Please transcribe the listing below in full and word for word, without its pictures.
■ ■ ■ ■ ■
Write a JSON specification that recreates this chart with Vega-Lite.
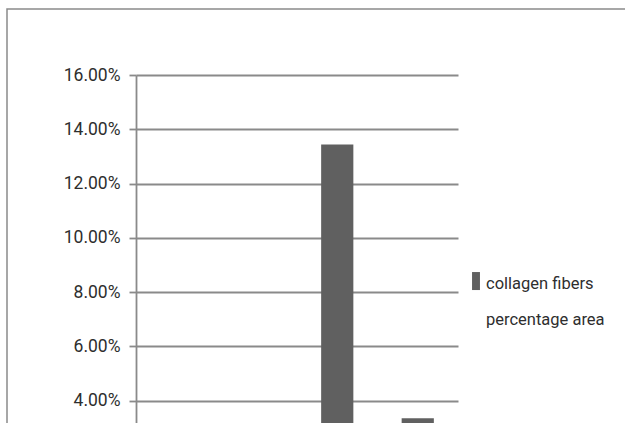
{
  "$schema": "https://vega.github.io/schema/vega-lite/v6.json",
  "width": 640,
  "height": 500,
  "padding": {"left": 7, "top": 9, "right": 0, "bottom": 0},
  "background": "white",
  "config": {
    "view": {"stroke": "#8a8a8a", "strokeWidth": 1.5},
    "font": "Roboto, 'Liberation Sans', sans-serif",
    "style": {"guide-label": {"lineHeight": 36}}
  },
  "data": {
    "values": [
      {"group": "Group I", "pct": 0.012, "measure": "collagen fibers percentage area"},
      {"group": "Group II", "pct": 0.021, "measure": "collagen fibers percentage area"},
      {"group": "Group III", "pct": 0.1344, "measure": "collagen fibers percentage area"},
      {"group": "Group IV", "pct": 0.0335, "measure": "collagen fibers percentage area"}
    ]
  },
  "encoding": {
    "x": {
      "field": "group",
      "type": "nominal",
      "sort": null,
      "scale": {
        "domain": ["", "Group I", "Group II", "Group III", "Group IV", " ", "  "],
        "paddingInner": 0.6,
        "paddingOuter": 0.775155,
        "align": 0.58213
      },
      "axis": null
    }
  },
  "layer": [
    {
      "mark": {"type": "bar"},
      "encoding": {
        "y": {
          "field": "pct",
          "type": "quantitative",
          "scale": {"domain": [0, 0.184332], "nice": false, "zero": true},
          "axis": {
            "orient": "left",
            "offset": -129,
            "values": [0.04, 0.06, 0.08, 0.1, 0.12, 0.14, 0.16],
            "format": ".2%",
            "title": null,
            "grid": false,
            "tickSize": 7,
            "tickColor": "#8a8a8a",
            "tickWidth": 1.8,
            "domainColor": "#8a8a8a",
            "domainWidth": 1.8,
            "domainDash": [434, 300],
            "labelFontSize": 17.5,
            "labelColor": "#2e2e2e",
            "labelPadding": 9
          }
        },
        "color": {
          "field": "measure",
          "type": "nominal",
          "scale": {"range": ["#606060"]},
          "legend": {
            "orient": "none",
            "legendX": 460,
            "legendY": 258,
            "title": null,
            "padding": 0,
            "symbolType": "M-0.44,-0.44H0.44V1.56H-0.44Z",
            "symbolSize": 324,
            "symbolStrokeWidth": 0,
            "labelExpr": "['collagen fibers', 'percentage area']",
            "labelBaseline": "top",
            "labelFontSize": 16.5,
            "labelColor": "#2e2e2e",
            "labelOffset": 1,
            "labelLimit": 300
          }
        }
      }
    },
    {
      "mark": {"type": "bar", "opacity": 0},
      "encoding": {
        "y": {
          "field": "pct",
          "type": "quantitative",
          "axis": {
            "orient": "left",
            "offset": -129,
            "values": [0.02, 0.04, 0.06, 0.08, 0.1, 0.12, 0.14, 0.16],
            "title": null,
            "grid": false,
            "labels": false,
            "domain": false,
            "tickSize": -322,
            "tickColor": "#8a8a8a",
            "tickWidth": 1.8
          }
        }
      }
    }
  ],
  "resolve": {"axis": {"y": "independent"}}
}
■ ■ ■ ■ ■
### CORRECT ANSWER
Write a JSON specification that recreates this chart with Vega-Lite.
{
  "$schema": "https://vega.github.io/schema/vega-lite/v6.json",
  "width": 640,
  "height": 500,
  "padding": {"left": 7, "top": 9, "right": 0, "bottom": 0},
  "background": "white",
  "config": {
    "view": {"stroke": "#8a8a8a", "strokeWidth": 1.5},
    "font": "Roboto, 'Liberation Sans', sans-serif",
    "style": {"guide-label": {"lineHeight": 36}}
  },
  "data": {
    "values": [
      {"group": "Group I", "pct": 0.012, "measure": "collagen fibers percentage area"},
      {"group": "Group II", "pct": 0.021, "measure": "collagen fibers percentage area"},
      {"group": "Group III", "pct": 0.1344, "measure": "collagen fibers percentage area"},
      {"group": "Group IV", "pct": 0.0335, "measure": "collagen fibers percentage area"}
    ]
  },
  "encoding": {
    "x": {
      "field": "group",
      "type": "nominal",
      "sort": null,
      "scale": {
        "domain": ["", "Group I", "Group II", "Group III", "Group IV", " ", "  "],
        "paddingInner": 0.6,
        "paddingOuter": 0.775155,
        "align": 0.58213
      },
      "axis": null
    }
  },
  "layer": [
    {
      "mark": {"type": "bar"},
      "encoding": {
        "y": {
          "field": "pct",
          "type": "quantitative",
          "scale": {"domain": [0, 0.184332], "nice": false, "zero": true},
          "axis": {
            "orient": "left",
            "offset": -129,
            "values": [0.04, 0.06, 0.08, 0.1, 0.12, 0.14, 0.16],
            "format": ".2%",
            "title": null,
            "grid": false,
            "tickSize": 7,
            "tickColor": "#8a8a8a",
            "tickWidth": 1.8,
            "domainColor": "#8a8a8a",
            "domainWidth": 1.8,
            "domainDash": [434, 300],
            "labelFontSize": 17.5,
            "labelColor": "#2e2e2e",
            "labelPadding": 9
          }
        },
        "color": {
          "field": "measure",
          "type": "nominal",
          "scale": {"range": ["#606060"]},
          "legend": {
            "orient": "none",
            "legendX": 460,
            "legendY": 258,
            "title": null,
            "padding": 0,
            "symbolType": "M-0.44,-0.44H0.44V1.56H-0.44Z",
            "symbolSize": 324,
            "symbolStrokeWidth": 0,
            "labelExpr": "['collagen fibers', 'percentage area']",
            "labelBaseline": "top",
            "labelFontSize": 16.5,
            "labelColor": "#2e2e2e",
            "labelOffset": 1,
            "labelLimit": 300
          }
        }
      }
    },
    {
      "mark": {"type": "bar", "opacity": 0},
      "encoding": {
        "y": {
          "field": "pct",
          "type": "quantitative",
          "axis": {
            "orient": "left",
            "offset": -129,
            "values": [0.02, 0.04, 0.06, 0.08, 0.1, 0.12, 0.14, 0.16],
            "title": null,
            "grid": false,
            "labels": false,
            "domain": false,
            "tickSize": -322,
            "tickColor": "#8a8a8a",
            "tickWidth": 1.8
          }
        }
      }
    }
  ],
  "resolve": {"axis": {"y": "independent"}}
}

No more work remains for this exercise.